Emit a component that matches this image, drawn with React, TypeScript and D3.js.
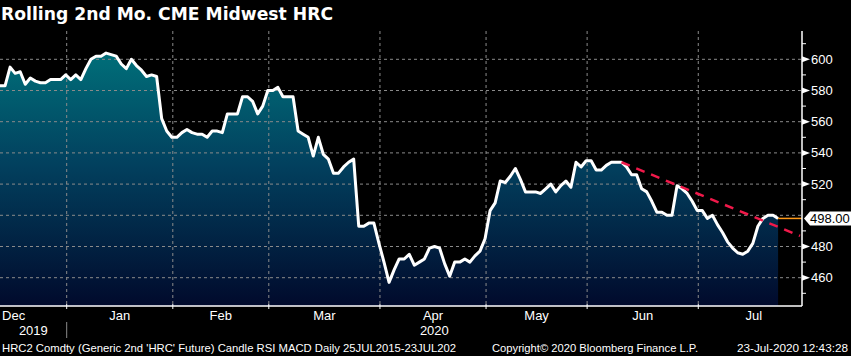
import React from 'react';
import * as d3 from 'd3';

// ---------- DATA ----------
// Trading days (day of month) shown in the chart, by month
const decDays = [11, 12, 13, 16, 17, 18, 19, 20, 23, 24, 26, 27, 30, 31];
const janDays = [2, 3, 6, 7, 8, 9, 10, 13, 14, 15, 16, 17, 21, 22, 23, 24, 27, 28, 29, 30, 31];
const febDays = [3, 4, 5, 6, 7, 10, 11, 12, 13, 14, 18, 19, 20, 21, 24, 25, 26, 27, 28];
const marDays = [2, 3, 4, 5, 6, 9, 10, 11, 12, 13, 16, 17, 18, 19, 20, 23, 24, 25, 26, 27, 30, 31];
const aprDays = [1, 2, 3, 6, 7, 8, 9, 13, 14, 15, 16, 17, 20, 21, 22, 23, 24, 27, 28, 29, 30];
const mayDays = [1, 4, 5, 6, 7, 8, 11, 12, 13, 14, 15, 18, 19, 20, 21, 22, 26, 27, 28, 29];
const junDays = [1, 2, 3, 4, 5, 8, 9, 10, 11, 12, 15, 16, 17, 18, 19, 22, 23, 24, 25, 26, 29, 30];
const julDays = [1, 2, 6, 7, 8, 9, 10, 13, 14, 15, 16, 17, 20, 21, 22, 23];

const monthDays = [decDays, janDays, febDays, marDays, aprDays, mayDays, junDays, julDays];
const monthLabels = ['Dec', 'Jan', 'Feb', 'Mar', 'Apr', 'May', 'Jun', 'Jul'];
// full count of trading days in each month (for month label centring)
const monthTradingDays = [21, 21, 19, 22, 21, 20, 22, 22];
const yearLabels = ['2019', '2020'];

// Price values (USD/short ton), one per trading day
const decPrices = [583, 583, 595, 591, 592, 584, 588, 586, 585, 585, 587, 587, 587, 590];
const janPrices = [587, 590, 587, 594, 600, 602, 602, 604, 603, 602, 597, 594, 600, 596, 593, 589, 590, 589, 562, 554, 550];
const febPrices = [550, 553, 555, 553, 552, 552, 550, 554, 554, 553, 565, 565, 565, 576, 576, 573, 565, 570, 580];
const marPrices = [580, 582, 576, 576, 576, 554, 552, 550, 538, 550, 539, 536, 527, 527, 531, 534, 536, 493, 493, 495, 495, 482];
const aprPrices = [470, 457, 465, 472, 472, 475, 468, 470, 472, 479, 480, 479, 469, 461, 470, 470, 472, 470, 474, 477, 485];
const mayPrices = [503, 508, 522, 521, 525, 530, 523, 515, 515, 515, 514, 517, 520, 515, 519, 522, 518, 534, 531, 535];
const junPrices = [535, 529, 529, 532, 534, 534, 534, 531, 526, 526, 517, 515, 509, 502, 502, 500, 500, 519, 517, 514, 509, 503];
const julPrices = [503, 498, 500, 494, 489, 483, 479, 476, 475, 477, 482, 493, 498, 500, 500, 498];

const prices = [
  ...decPrices, ...janPrices, ...febPrices, ...marPrices,
  ...aprPrices, ...mayPrices, ...junPrices, ...julPrices,
];

const yTicks = [460, 480, 500, 520, 540, 560, 580, 600];
const yMinorTicks = [450, 470, 490, 510, 530, 550, 570, 590, 610];
const lastPriceLabel = '498.00';
const lastPrice = 498;

// Trendline through the Jun 10 and Jun 25 highs (trading-day index, value)
const trendA = { idx: 123, v: 534 };
const trendB = { idx: 134, v: 519.3 };

const titleText = 'Rolling 2nd Mo. CME Midwest HRC';
const footerLeft = "HRC2 Comdty (Generic 2nd 'HRC' Future) Candle RSI MACD  Daily 25JUL2015-23JUL202";
const footerMid = 'Copyright\u00A9 2020 Bloomberg Finance L.P.';
const footerRight = '23-Jul-2020 12:43:28';

// ---------- LAYOUT ----------
const W = 851;
const H = 356;
const plotTop = 31;
const plotBottom = 306;
const axisX = 802;
const FONT = "'DejaVu Sans', Verdana, sans-serif";
const LFONT = "'Liberation Sans', Arial, sans-serif";

export default function App() {
  const n = prices.length;
  const x = d3.scaleLinear().domain([0, n - 1]).range([0, 778.1]);
  const y = d3.scaleLinear().domain([460, 600]).range([277.7, 59.3]);

  // month start indices in the data array
  const starts: number[] = [];
  let acc = 0;
  monthDays.forEach((m) => { starts.push(acc); acc += m.length; });
  const boundIdx = monthDays.map((_, i) => (i === 0 ? starts[1] - monthTradingDays[0] : starts[i]));
  const bx = (idx: number) => x(idx - 0.8);
  const gridMonthX = boundIdx.slice(1).map(bx);
  const monthCenters = monthLabels.map((_, i) => {
    const s = bx(boundIdx[i]);
    const e = i < monthLabels.length - 1 ? bx(boundIdx[i + 1]) : bx(boundIdx[i] + monthTradingDays[i]);
    return (s + e) / 2;
  });
  const janX = bx(boundIdx[1]);

  const line = d3.line<number>().x((_, i) => x(i)).y((d) => y(d));
  const area = d3.area<number>().x((_, i) => x(i)).y0(plotBottom).y1((d) => y(d));

  const slope = (trendB.v - trendA.v) / (trendB.idx - trendA.idx);
  const trendEndIdx = x.invert(axisX - 2);
  const trendEndV = trendA.v + slope * (trendEndIdx - trendA.idx);

  const lastY = y(lastPrice);

  return (
    <svg width={W} height={H} style={{ position: 'absolute', left: 0, top: 0, display: 'block', background: '#000' }}>
      <defs>
        <linearGradient id="areaGrad" gradientUnits="userSpaceOnUse" x1="0" y1={50} x2="0" y2={plotBottom}>
          <stop offset="0%" stopColor="#00707a" />
          <stop offset="45%" stopColor="#02405e" />
          <stop offset="100%" stopColor="#010a2c" />
        </linearGradient>
        <clipPath id="plotClip">
          <rect x={0} y={plotTop} width={axisX} height={plotBottom - plotTop} />
        </clipPath>
      </defs>
      <rect x={0} y={0} width={W} height={H} fill="#000" />

      {/* title */}
      <text x={1} y={20} fill="#fff" fontFamily={FONT} fontWeight="bold" fontSize={17}
        textLength={332} lengthAdjust="spacingAndGlyphs">{titleText}</text>

      <g clipPath="url(#plotClip)">
        <path d={area(prices) || ''} fill="url(#areaGrad)" />
        {yTicks.map((t) => (
          <line key={'h' + t} x1={0} x2={axisX} y1={y(t)} y2={y(t)} stroke="#8a8a8a" strokeWidth={1} strokeDasharray="3,3" />
        ))}
        {gridMonthX.map((gx, i) => (
          <line key={'v' + i} x1={gx} x2={gx} y1={plotTop} y2={plotBottom} stroke="#8a8a8a" strokeWidth={1} strokeDasharray="3,3" />
        ))}
        <path d={line(prices) || ''} fill="none" stroke="#fff" strokeWidth={3} strokeLinejoin="round" />
        <line x1={x(trendA.idx)} y1={y(trendA.v)} x2={x(trendEndIdx)} y2={y(trendEndV)}
          stroke="#f0194a" strokeWidth={2.5} strokeDasharray="9,7" />
        <line x1={x(n - 1)} x2={axisX} y1={lastY} y2={lastY} stroke="#ff9a1a" strokeWidth={1.5} />
      </g>

      {/* axes */}
      <line x1={0} x2={axisX} y1={plotBottom} y2={plotBottom} stroke="#fff" strokeWidth={1.5} />
      <line x1={axisX} x2={axisX} y1={plotTop} y2={plotBottom} stroke="#fff" strokeWidth={1.5} />
      {gridMonthX.map((gx, i) => (
        <line key={'bt' + i} x1={gx} x2={gx} y1={plotBottom - 2} y2={plotBottom + 3} stroke="#fff" strokeWidth={1} />
      ))}
      {yMinorTicks.map((t) => (
        <line key={'mt' + t} x1={axisX} x2={axisX + 4} y1={y(t)} y2={y(t)} stroke="#fff" strokeWidth={1} />
      ))}
      {yTicks.filter((t) => t !== 500).map((t) => (
        <g key={'yt' + t}>
          <path d={`M${axisX},${y(t) - 3}L${axisX + 8},${y(t)}L${axisX},${y(t) + 3}Z`} fill="#fff" />
          <text x={axisX + 9} y={y(t) + 4.5} fill="#fff" fontFamily={LFONT} fontSize={13}>{t}</text>
        </g>
      ))}

      {/* last price label */}
      <path d={`M${axisX + 2},${lastY}L${axisX + 8},${lastY - 7}L${W},${lastY - 7}L${W},${lastY + 7}L${axisX + 8},${lastY + 7}Z`} fill="#fff" />
      <text x={axisX + 8} y={lastY + 4.5} fill="#000" fontFamily={LFONT} fontSize={13}>{lastPriceLabel}</text>

      {/* month labels */}
      {monthLabels.map((m, i) => (
        <text key={m} x={monthCenters[i]} y={320} fill="#fff" fontFamily={LFONT} fontSize={13} textAnchor="middle">{m}</text>
      ))}
      <text x={janX / 2} y={335} fill="#fff" fontFamily={LFONT} fontSize={13} textAnchor="middle">{yearLabels[0]}</text>
      <text x={(janX + axisX) / 2} y={335} fill="#fff" fontFamily={LFONT} fontSize={13} textAnchor="middle">{yearLabels[1]}</text>
      <line x1={janX} x2={janX} y1={322} y2={338} stroke="#8a8a8a" strokeWidth={1} />

      {/* footer */}
      <text x={2} y={352} fill="#fff" fontFamily={LFONT} fontSize={11.5} textLength={454} lengthAdjust="spacingAndGlyphs">{footerLeft}</text>
      <text x={492} y={352} fill="#fff" fontFamily={LFONT} fontSize={11.5} textLength={206} lengthAdjust="spacingAndGlyphs">{footerMid}</text>
      <text x={737} y={352} fill="#fff" fontFamily={LFONT} fontSize={11.5} textLength={111} lengthAdjust="spacingAndGlyphs">{footerRight}</text>
    </svg>
  );
}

######

Work required: Up to and including the line with "import * as d3 from 'd3';", copy the data above from its first line. Skip pictures.

Output for this task:
Emit a component that matches this image, drawn with React, TypeScript and D3.js.
import React from 'react';
import * as d3 from 'd3';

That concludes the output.